6. Tell me about a collective state of matter, unimagined in the year 2000, that is as remarkable as, for example, superconductivity, superfluidity, or the fractionally quantized Hall effect seemed to be at the end of the 20th century.
Who could have imagined such phenomena in 1900? Surely the extraordinary capacity of bulk matter to behave in ways that transcend anything one could possibly have guessed from studying its constituents, will produce many comparably unimaginable things in the next 100 years.
7. Are room-temperature superconductors an important part of your technology?
This question might appear temporally provincial from the perspective of 2100, the recent flurry of interest in high-temperature superconductors being only 15 years old. But I am reassured by the fact that the broader quest has been with us now for almost a century, so it might not be presumptuous to guess that it could still be relevant in another hundred years. I'll take my chances that the question will not elicit giggles.
One could ask a similar question for similar reasons about controlled nuclear fusion, even though that quest has only been with us for about fifty years.

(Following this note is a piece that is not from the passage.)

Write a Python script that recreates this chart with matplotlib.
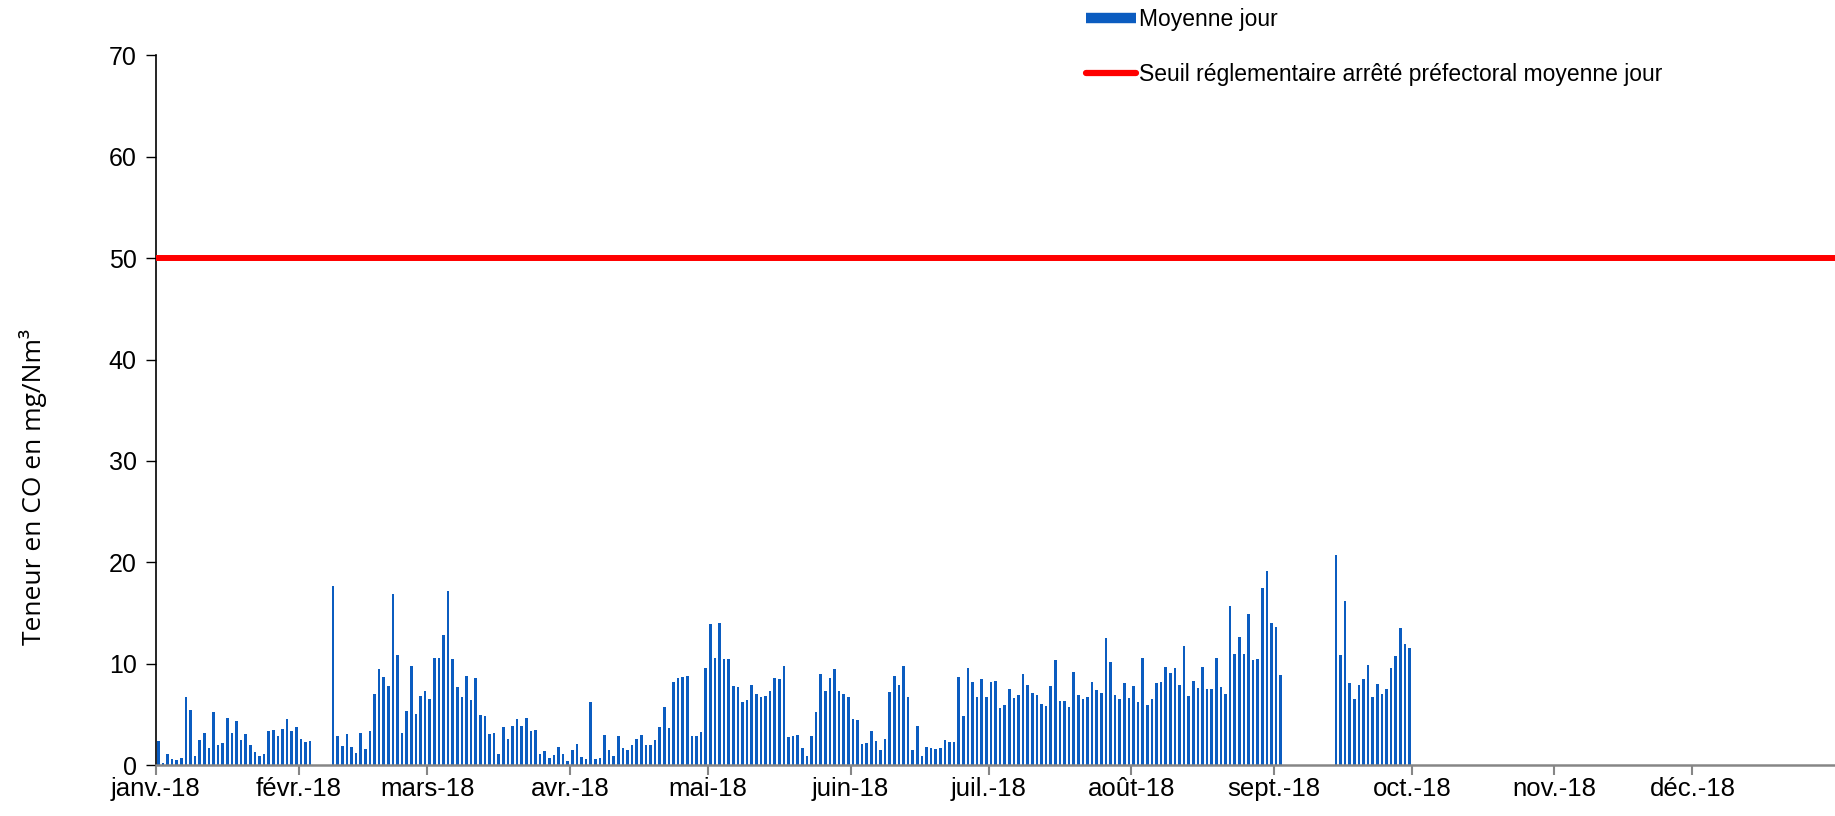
import numpy as np
import matplotlib
matplotlib.use("Agg")
import matplotlib.pyplot as plt
from matplotlib.lines import Line2D

nan = np.nan

# Daily mean CO (mg/Nm3), one list per month of 2018 (nan = no data)
jan = [2.4, 0.2, 1.1, 0.6, 0.5, 0.7, 6.7, 5.5, 0.9, 2.5, 3.2, 1.7, 5.3, 2.0, 2.2, 4.7,
       3.2, 4.4, 2.5, 3.1, 2.0, 1.3, 0.9, 1.1, 3.4, 3.5, 2.9, 3.6, 4.6, 3.4, 3.8]
feb = [2.6, 2.3, 2.4, nan, nan, nan, nan, 17.7, 2.85, 1.9, 3.1, 1.8, 1.2, 3.2, 1.6,
       3.4, 7.0, 9.5, 8.7, 7.8, 16.9, 10.9, 3.2, 5.4, 9.8, 5.1, 6.85, 7.3]
mar = [6.5, 10.6, 10.6, 12.85, 17.2, 10.5, 7.7, 6.7, 8.8, 6.4, 8.6, 5.0, 4.9, 3.1, 3.2,
       1.1, 3.8, 2.6, 3.9, 4.6, 3.9, 4.7, 3.4, 3.5, 1.15, 1.4, 0.75, 1.05, 1.8, 1.1, 0.46]
apr = [1.5, 2.1, 0.85, 0.6, 6.2, 0.6, 0.7, 3.0, 1.5, 0.95, 2.9, 1.7, 1.5, 2.0, 2.6,
       3.0, 2.0, 2.0, 2.5, 3.8, 5.8, 3.7, 8.2, 8.6, 8.7, 8.8, 2.9, 2.9, 3.3, 9.6]
may = [13.9, 10.6, 14.0, 10.5, 10.5, 7.8, 7.7, 6.2, 6.4, 7.9, 7.0, 6.7, 6.85, 7.3, 8.6,
       8.5, 9.8, 2.8, 2.85, 3.0, 1.7, 0.95, 2.9, 5.25, 9.0, 7.3, 8.6, 9.5, 7.3, 7.05, 6.7]
jun = [4.6, 4.5, 2.1, 2.2, 3.4, 2.4, 1.5, 2.6, 7.2, 8.85, 7.9, 9.8, 6.7, 1.5, 3.9,
       0.9, 1.8, 1.7, 1.6, 1.7, 2.5, 2.3, 2.3, 8.7, 4.9, 9.6, 8.2, 6.7, 8.5, 6.7]
jul = [8.2, 8.3, 5.7, 6.0, 7.5, 6.6, 6.95, 9.0, 7.9, 7.1, 6.95, 6.1, 5.9, 7.8, 10.4,
       6.3, 6.3, 5.8, 9.2, 6.95, 6.5, 6.7, 8.2, 7.4, 7.1, 12.6, 10.2, 6.95, 6.5, 8.1, 6.6]
aug = [7.8, 6.2, 10.6, 6.0, 6.5, 8.1, 8.2, 9.7, 9.1, 9.6, 7.9, 11.8, 6.85, 8.3, 7.6,
       9.7, 7.5, 7.5, 10.6, 7.7, 7.05, 15.7, 11.0, 12.7, 11.0, 14.95, 10.4, 10.5, 17.5, 19.15, 14.0]
sep = [13.6, 8.9, nan, nan, nan, nan, nan, nan, nan, nan, nan, nan, nan, 20.7, 10.9,
       16.2, 8.1, 6.5, 7.9, 8.5, 9.9, 6.7, 8.0, 7.05, 7.5, 9.6, 10.75, 13.5, 12.0, 11.6]

threshold = 50
month_start = [0, 31, 59, 90, 120, 151, 181, 212, 243, 273, 304, 334]
month_labels = ["janv.-18", "févr.-18", "mars-18", "avr.-18", "mai-18", "juin-18",
                "juil.-18", "août-18", "sept.-18", "oct.-18", "nov.-18", "déc.-18"]

values = np.array(jan + feb + mar + apr + may + jun + jul + aug + sep)
days = np.arange(len(values)) + 0.5

plt.rcParams["font.family"] = ["Liberation Sans", "DejaVu Sans"]

fig = plt.figure(figsize=(18.35, 8.16), dpi=100)
ax = fig.add_axes([0.085, 0.062, 0.915, 0.8705])

bar_color = "#0B5CC0"
ax.bar(days, values, width=0.55, color=bar_color, zorder=2)
ax.axhline(threshold, color="#FF0000", linewidth=4.3, zorder=3)

ax.set_xlim(0, 365)
ax.set_ylim(0, 70)
ax.set_yticks(range(0, 71, 10))
ax.set_xticks(month_start)
ax.set_xticklabels(month_labels)

ax.spines["top"].set_visible(False)
ax.spines["right"].set_visible(False)
ax.spines["left"].set_color("black")
ax.spines["left"].set_linewidth(1.2)
ax.spines["bottom"].set_color("#868686")
ax.spines["bottom"].set_linewidth(1.8)
ax.tick_params(axis="y", direction="out", length=7, width=1, color="black",
               labelsize=18, pad=7)
ax.tick_params(axis="x", direction="out", length=7, width=1.5, color="#868686",
               labelsize=18.5, pad=1)

fig.text(0.018, 0.403, "Teneur en CO en mg/Nm³", rotation=90, va="center", ha="center",
         fontsize=19, family=["Open Sans", "DejaVu Sans"])

# Legend
handles = [Line2D([], [], color=bar_color, linewidth=7.5, solid_capstyle="butt"),
           Line2D([], [], color="#FF0000", linewidth=4.5, solid_capstyle="round")]
fig.legend(handles, ["Moyenne jour", "Seuil réglementaire arrêté préfectoral moyenne jour"],
           loc="upper left", bbox_to_anchor=(0.587, 1.002), frameon=False,
           fontsize=16.5, handlelength=2.18, handletextpad=0.14, labelspacing=1.43,
           borderaxespad=0)

fig.savefig("out.png", dpi=100)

8. Has any progress been made in understanding the nature of conscious experience or how the mind affects the body, and does quantum mechanics or its successor play a fundamental role in that understanding?
There are those who say consciousness is a nonproblem because the question doesn't make any sense, and those who say it is a nonproblem because the answer is obvious. Physicists further divide into those who say quantum mechanics clearly does or clearly does not have anything to do with it. The problem of consciousness, of course, has been around for many centuries. But the growing sense, at least among physicists, that science has something to say about it does not seem to me transparently absurd, even though no two scientists can currently agree on what that something might be. The titter risk here is substantial, but I'll take my chances. I'd love to know whether the question will be viewed as vexing, as silly, or as substantially answered by 2100.

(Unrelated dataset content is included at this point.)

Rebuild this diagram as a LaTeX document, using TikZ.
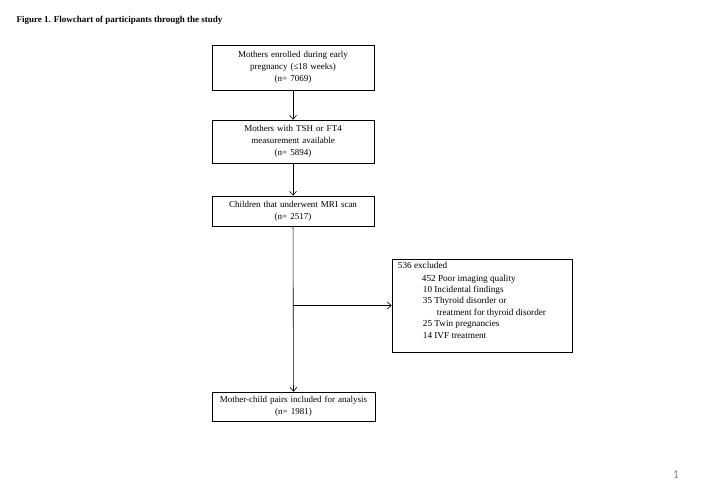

9. Did quarks turn out to be elementary or composite? If composite, did the candidates for their constituents turn out to be elementary or composite? Or do you have a better way of looking at these phenomena? What, indeed, is the lifetime of the nucleus of the hydrogen atom?
If string theory is already a better way of looking at these phenomena, the question may be partly answered. Maybe a better way to phrase it is this: What energy scales have you been able to reach, and have you observed new structure all along the way, or have things finally started to simplify, as people once innocently expected that they would?
10. Has anybody built a quantum computer that can factor a thousand-bit integer? What else is it used for? Do most homes have one?
This is the most rash of my questions, since the whole subject of quantum computation is so new that it all may well have evaporated by 2010. The question would then make sense in 2100 only to specialists in the history of science. But I like to think that so beautiful a gedanken technology will capture enough imaginations to give the quest for its realization sufficient impetus that--who knows--it might even succeed despite all current indications to the contrary. I'm hoping my intellectual descendants in 2100 will at least know what it is I'm talking about. If so, this will probably mean they've succeeded.
But I wouldn't bet my great-great-great-grandchildren's college tuition money on it. Assuming there still is money. Assuming colleges still charge tuition. Assuming there still are colleges.
N. David Mermin is a professor of physics at Cornell University. He would be delighted to learn what physicists and physical biologists are thinking about in 2020.